Last June, according to the Globe and Mail, representatives from colleges and universities called on the government to increase funding to universities so they could maintain quality of instruction. The former Liberal government had put a 1 percent raise in the 2018 budget. Post-secondary institutions are not swimming in money.
Doug Ford’s other shoe
Then there’s the matter of the “other shoe dropping.” Mr. Ford didn’t happen to mention right away, that while he was giving a tuition cut with one hand, with the other he was taking away free tuition for lower income students. It’s another of the many “efficiencies” the Tories neglected to specify during the election, but would help enable them to forego funds from the cap and trade agreement while they handed out an income tax cut for some Ontarians.
Families earning up to $140 000 per year qualify for some funding and those earning less than $50 000 could see up to 82 percent of tuition in the form of grants. But the big change is that many Ontario Student Assistance Plan (OSAP) grants will become loans. Up until now, low-income students could qualify for grants covering all of their tuition.
And along with a 10 percent drop in tuition fees, comes the same-size slice taken out of any OSAP grant. The bottom line is that lower- and middle-income students will end up paying more for the same education.
Higher debt for lower income students
NDP Training Colleges and Universities critic, Chris Glover says these changes are “making it easier for the wealthiest students and imposing higher cost and debt on others.” He adds that the government would scrap the six-month debt-free period. As soon as students graduate, they would have to start paying back their loans with no time to get a job and earn some money. In an already expensive world – and one which requires higher education to get any adequately paying job, debt loads will just go up. That debt load is now, on average, $27 000 per student. But it could go as high as $300 000 according to Mr. Glover.
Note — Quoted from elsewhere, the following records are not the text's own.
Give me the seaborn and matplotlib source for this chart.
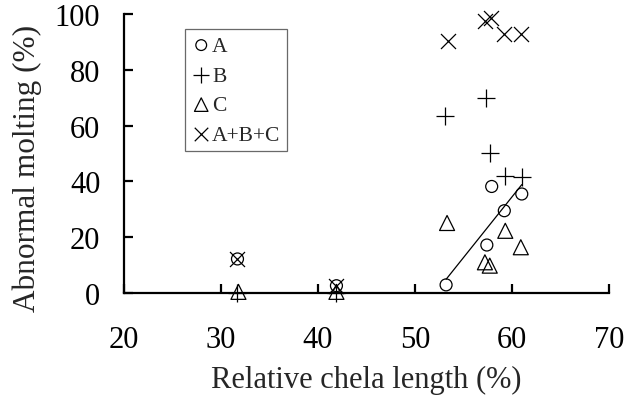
import matplotlib
matplotlib.use("Agg")
import matplotlib.pyplot as plt
import seaborn as sns
import pandas as pd

# Relative chela length (%) and abnormal molting rate (%) per treatment
a_x = [31.7, 41.9, 53.2, 57.4, 57.9, 59.2, 61.0]
a_y = [12.2, 2.6, 2.9, 17.2, 38.2, 29.5, 35.5]

b_x = [31.7, 41.9, 53.1, 57.3, 57.7, 59.3, 61.0]
b_y = [0.0, 0.0, 63.6, 69.9, 50.2, 42.0, 41.5]

c_x = [31.8, 41.9, 53.3, 57.2, 57.7, 59.3, 60.9]
c_y = [0.4, 0.4, 25.1, 11.0, 9.8, 22.3, 16.4]

abc_x = [31.7, 41.9, 53.4, 57.2, 57.8, 59.2, 60.9]
abc_y = [12.2, 2.6, 90.4, 97.6, 98.8, 92.8, 92.8]

x_ticks = [20, 30, 40, 50, 60, 70]
y_ticks = [0, 20, 40, 60, 80, 100]

sns.set_style("white")
plt.rcParams["font.family"] = ["Liberation Serif", "DejaVu Serif"]

fig = plt.figure(figsize=(6.26, 4.10), dpi=100)
ax = fig.add_axes([0.198, 0.283, 0.775, 0.680])

df_a = pd.DataFrame({"x": a_x, "y": a_y})
df_b = pd.DataFrame({"x": b_x, "y": b_y})
df_c = pd.DataFrame({"x": c_x, "y": c_y})
df_abc = pd.DataFrame({"x": abc_x, "y": abc_y})

sns.scatterplot(data=df_a, x="x", y="y", marker="o", s=8.6 ** 2,
                facecolor="none", edgecolor="black", linewidth=0.9,
                label="A", ax=ax, clip_on=False, zorder=3)
sns.scatterplot(data=df_b, x="x", y="y", marker="+", s=13 ** 2,
                color="black", linewidth=0.9, label="B", ax=ax,
                clip_on=False, zorder=3)
sns.scatterplot(data=df_c, x="x", y="y", marker="^", s=10.8 ** 2,
                facecolor="none", edgecolor="black", linewidth=0.9,
                label="C", ax=ax, clip_on=False, zorder=3)
sns.scatterplot(data=df_abc, x="x", y="y", marker="x", s=10.8 ** 2,
                color="black", linewidth=0.9, label="A+B+C", ax=ax,
                clip_on=False, zorder=3)

# Linear fit of treatment A over the long-chela group
fit = df_a[df_a["x"] > 50]
sns.regplot(data=fit, x="x", y="y", scatter=False, ci=None, truncate=True,
            line_kws={"color": "black", "linewidth": 0.9}, ax=ax)

ax.set_xlim(20, 70)
ax.set_ylim(0, 100)
ax.set_xticks(x_ticks)
ax.set_yticks(y_ticks)

for side in ("top", "right"):
    ax.spines[side].set_visible(False)
for side in ("left", "bottom"):
    ax.spines[side].set_linewidth(1.6)
    ax.spines[side].set_color("black")

ax.tick_params(axis="both", direction="in", length=6.5, width=1.6,
               colors="black", labelsize=22)
ax.tick_params(axis="x", pad=23, bottom=True)
ax.tick_params(axis="y", pad=17, left=True)

ax.set_xlabel("Relative chela length (%)", fontsize=22, labelpad=8)
ax.set_ylabel("Abnormal molting (%)", fontsize=22.5)
ax.yaxis.set_label_coords(-0.168, 0.452)

leg = ax.legend(loc="upper left", bbox_to_anchor=(0.126, 0.946),
                borderaxespad=0, frameon=True, fancybox=False,
                edgecolor="#444444", fontsize=15.5, markerscale=0.9,
                handlelength=0.9, handletextpad=0.05, labelspacing=0.45,
                borderpad=0.3)
leg.get_frame().set_linewidth(0.9)

fig.savefig("out.png", dpi=100)
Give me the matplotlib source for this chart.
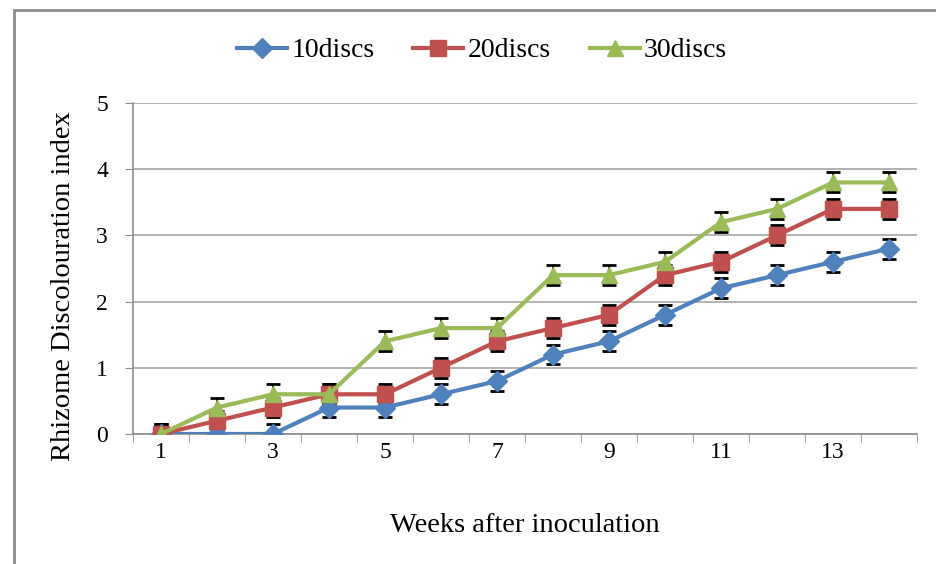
import numpy as np
import matplotlib.pyplot as plt
from matplotlib.patches import Rectangle

plt.rcParams['font.family'] = ['Liberation Serif', 'DejaVu Serif']

# Datos
semanas = np.arange(1, 15)
discos10 = [0, 0, 0, 0.4, 0.4, 0.6, 0.8, 1.2, 1.4, 1.8, 2.2, 2.4, 2.6, 2.8]
discos20 = [0, 0.2, 0.4, 0.6, 0.6, 1.0, 1.4, 1.6, 1.8, 2.4, 2.6, 3.0, 3.4, 3.4]
discos30 = [0, 0.4, 0.6, 0.6, 1.4, 1.6, 1.6, 2.4, 2.4, 2.6, 3.2, 3.4, 3.8, 3.8]
error = 0.15
etiquetas = ['10discs', '20discs', '30discs']
xticks_lab = [1, 3, 5, 7, 9, 11, 13]

fig = plt.figure(figsize=(9.36, 5.64), dpi=100)
ax = fig.add_axes([0.1421, 0.2305, 0.8376, 0.5869])

# Marco exterior
fig.patches.append(Rectangle((0.015, -0.02), 1.0, 1.002, transform=fig.transFigure,
                             fill=False, edgecolor='#8c8c8c', linewidth=2))

series = [discos10, discos20, discos30]
colores = ['#4F81BD', '#C0504D', '#9BBB59']
marcadores = ['D', 's', '^']
tamanos = [10, 12, 12]

for y, c, m, s, lab in zip(series, colores, marcadores, tamanos, etiquetas):
    ax.errorbar(semanas, y, yerr=error, fmt='none', ecolor='black',
                elinewidth=1.3, capsize=5, capthick=2, zorder=2)
    ax.plot(semanas, y, color=c, marker=m, markersize=s, linewidth=3,
            label=lab, zorder=3)

ax.set_xlim(0.5, 14.5)
ax.set_ylim(0, 5)
ax.set_yticks(range(6))
ax.set_xticks(xticks_lab)
ax.set_xticks(np.arange(0.5, 15, 1), minor=True)
ax.tick_params(axis='x', which='major', length=0, labelsize=17, pad=6)
ax.tick_params(axis='x', which='minor', length=6, color='#8c8c8c')
ax.tick_params(axis='y', length=6, color='#8c8c8c', labelsize=17, pad=12)
ax.yaxis.grid(True, color='#a6a6a6', linewidth=1.2)
ax.set_axisbelow(True)
for lado in ['top', 'right']:
    ax.spines[lado].set_visible(False)
for lado in ['left', 'bottom']:
    ax.spines[lado].set_color('#8c8c8c')
    ax.spines[lado].set_linewidth(1.2)

ax.set_xlabel('Weeks after inoculation', fontsize=20.5, labelpad=36)
ax.set_ylabel('Rhizome Discolouration index', fontsize=20.5, labelpad=14)
ax.yaxis.set_label_coords(-0.073, 0.447)

fig.legend(loc='center', bbox_to_anchor=(0.515, 0.91), ncol=3, frameon=False,
           fontsize=20, handlelength=1.8, columnspacing=1.4, handletextpad=0.15)

plt.savefig('out.png', dpi=100)
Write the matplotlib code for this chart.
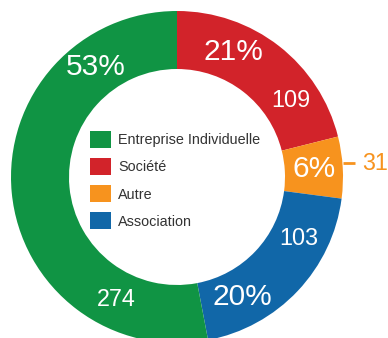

He wrote his PHD thesis on student debt and effects it has on mental health and success in school. Right now, he says, 46 percent Ontario post-secondary students are in jeopardy of experiencing serous anxiety problems, on the 5-point Mental Health Inventory, due to financial pressures. This in turn can lead students to cut short their education as they look for work to meet living expenses – or simply not do as well in their courses.
At a Queen’s Park demonstration on Monday university students spoke about this. One, a graduate student at U of Toronto, figured that he might need to give up his studies; it was just going to be too expensive to continue on. Another, wearing a red patch to protest the fee hikes, had planned to start teacher’s college soon: “I knew I was going to go to university because the government was going to help me,” he said. But at age 30, with two kids at home, that plan is very much up in the air.
In another twist to this story, Chris Glover points out that Premier Ford wants to allow students to opt out of paying for university groups like student unions, something he thinks is meant to undermine them so students can’t organize to fight further cuts to their education.
Doug Ford’s latest move, like so many others, comes out dressed up in his “for the people banner” and perversely, with a little closer look, is just the opposite. Students, needing to pay for their -now essential- education, do so with reduced minimum wages and increased debts that must be paid sooner.
The question with anything this government does “for the people” should always be: Which people?
Increasingly, the answer is: the ones who can afford to pay.